Exploiting free-electron lasers for time-domain interferometry and quantum optics
Max Planck Quantum Matter Seminar
- Date: Nov 10, 2022
- Time: 05:00 PM - 06:00 PM (Local Time Germany)
- Speaker: Simon Gerber
- Quantum Photon Science Group, Paul Scherrer Institute, Switzerland
- Location: CFEL (Bldg. 99)
- Room: Seminar Room I-III, EG.076-080
- Host: Gregor Jotzu
Brilliant, ultrashort, and coherent X-ray free-electron laser (FEL) pulses allow for investigation of dynamics at the inherent time and length scale of atoms which I will illustrate at the example of recent data taken in the so-called hidden phase of the Van der Waals material 1T-TaS2. However, currently missing at X-ray FELs are sequences of phase-locked pulses, desirable for time-domain correlation spectroscopies and coherent quantum control. In this seminar, I will also present a scheme to generate sub-femtosecond, phase-locked X-ray pulse pairs with up to 100 fs delay.

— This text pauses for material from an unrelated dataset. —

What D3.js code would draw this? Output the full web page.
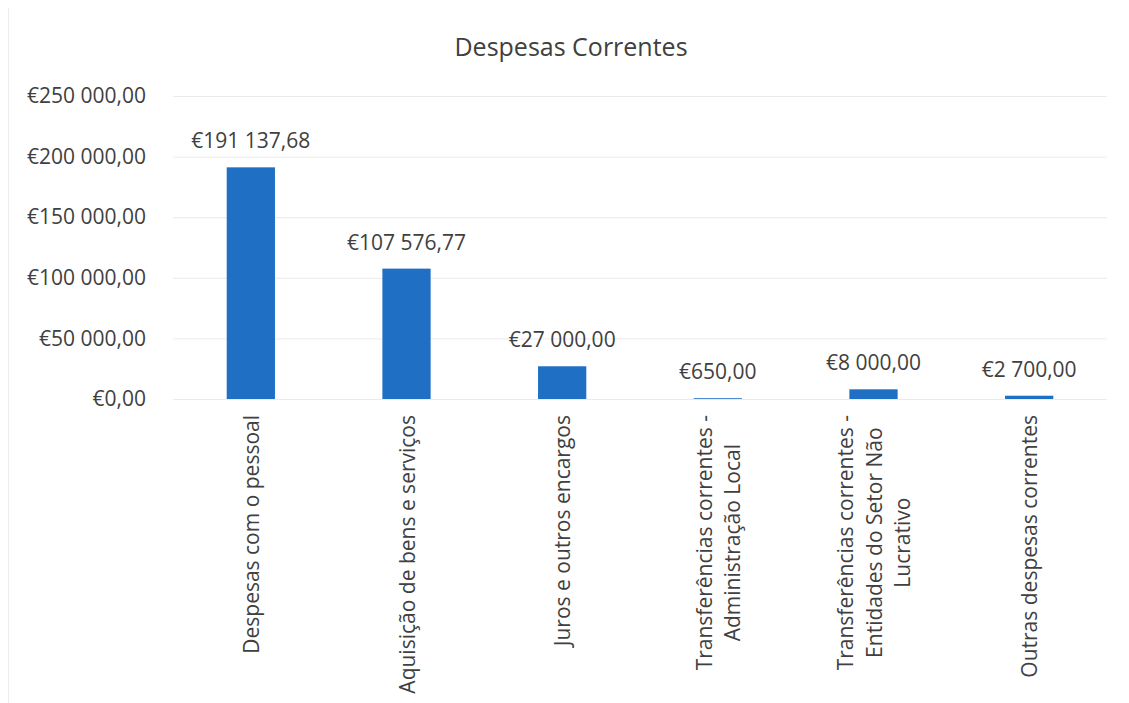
<!DOCTYPE html>
<meta charset="utf-8">
<style>
body { margin: 0; background: #fff; }
svg text { font-family: "Open Sans", sans-serif; fill: #404040; }
.grid line { stroke: #ebebeb; stroke-width: 1px; }
.grid path { display: none; }
.bar { fill: #1f6fc5; }
</style>
<body>
<svg width="1129" height="703"></svg>
<script src="https://cdn.jsdelivr.net/npm/d3@7"></script>
<script>
var title = "Despesas Correntes";

var categories = [
  "Despesas com o pessoal",
  "Aquisição de bens e serviços",
  "Juros e outros encargos",
  "Transferências correntes - Administração Local",
  "Transferências correntes - Entidades do Setor Não Lucrativo",
  "Outras despesas correntes"
];

// how the category labels wrap in the picture
var labelLines = [
  ["Despesas com o pessoal"],
  ["Aquisição de bens e serviços"],
  ["Juros e outros encargos"],
  ["Transferências correntes -", "Administração Local"],
  ["Transferências correntes -", "Entidades do Setor Não", "Lucrativo"],
  ["Outras despesas correntes"]
];

var values = [191137.68, 107576.77, 27000, 650, 8000, 2700];

var yTicks = [0, 50000, 100000, 150000, 200000, 250000];

var locale = d3.formatLocale({
  decimal: ",",
  thousands: "\u00a0",
  grouping: [3],
  currency: ["€", ""]
});
var money = locale.format("$,.2f");

var svg = d3.select("svg"),
    margin = {top: 96, right: 22, bottom: 304, left: 173},
    width = +svg.attr("width") - margin.left - margin.right,
    height = +svg.attr("height") - margin.top - margin.bottom,
    g = svg.append("g").attr("transform", "translate(" + margin.left + "," + margin.top + ")");

// faint chart border on the left
svg.append("line")
    .attr("x1", 8.5).attr("x2", 8.5)
    .attr("y1", 8).attr("y2", 703)
    .attr("stroke", "#ececec");

var x = d3.scaleBand()
    .domain(categories)
    .range([0, width])
    .paddingInner(0.69)
    .paddingOuter(0.345);

var y = d3.scaleLinear()
    .domain([0, 250000])
    .range([height, 0]);

svg.append("text")
    .attr("x", 571)
    .attr("y", 56)
    .attr("text-anchor", "middle")
    .style("font-size", "25px")
    .text(title);

g.append("g")
    .attr("class", "grid")
    .call(d3.axisLeft(y).tickValues(yTicks).tickSize(-width).tickFormat(""));

var yAxis = g.append("g")
    .call(d3.axisLeft(y).tickValues(yTicks).tickSize(0).tickPadding(27).tickFormat(money));
yAxis.select(".domain").remove();
yAxis.selectAll("text")
    .style("font-family", "Open Sans, sans-serif")
    .style("font-size", "21px")
    .attr("fill", "#404040");

g.selectAll(".bar")
    .data(values)
    .enter().append("rect")
      .attr("class", "bar")
      .attr("x", function(d, i) { return x(categories[i]); })
      .attr("width", x.bandwidth())
      .attr("y", function(d) { return y(d); })
      .attr("height", function(d) { return height - y(d); });

g.selectAll(".value")
    .data(values)
    .enter().append("text")
      .attr("class", "value")
      .attr("x", function(d, i) { return x(categories[i]) + x.bandwidth() / 2; })
      .attr("y", function(d) { return y(d) - 19; })
      .attr("text-anchor", "middle")
      .style("font-size", "21px")
      .text(function(d) { return money(d); });

// rotated category labels, top aligned, lines centred in their block
var lineGap = 28.5, labelTop = height + 16;
labelLines.forEach(function(lines, i) {
  var cx = x(categories[i]) + x.bandwidth() / 2;
  var grp = g.append("g");
  var texts = lines.map(function(s, j) {
    return grp.append("text")
      .attr("text-anchor", "middle")
      .attr("dominant-baseline", "central")
      .style("font-size", "21px")
      .text(s);
  });
  var maxW = d3.max(texts, function(t) { return t.node().getComputedTextLength(); });
  texts.forEach(function(t, j) {
    var lx = cx + (j - (lines.length - 1) / 2) * lineGap;
    t.attr("transform", "translate(" + lx + "," + (labelTop + maxW / 2) + ") rotate(-90)");
  });
});
</script>
</body>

This enables time-domain interferometry, such as the X-ray analog of the ubiquitous Fourier transform infrared spectrometer or resonant inelastic X-ray scattering, and, more generally, all of nonlinear and quantum optics requiring coherent copies of beams. S. Reiche, G. Knopp, B. Pedrini, E. Prat, G. Aeppli & S. Gerber, PNAS 119, e2117906119 (2022).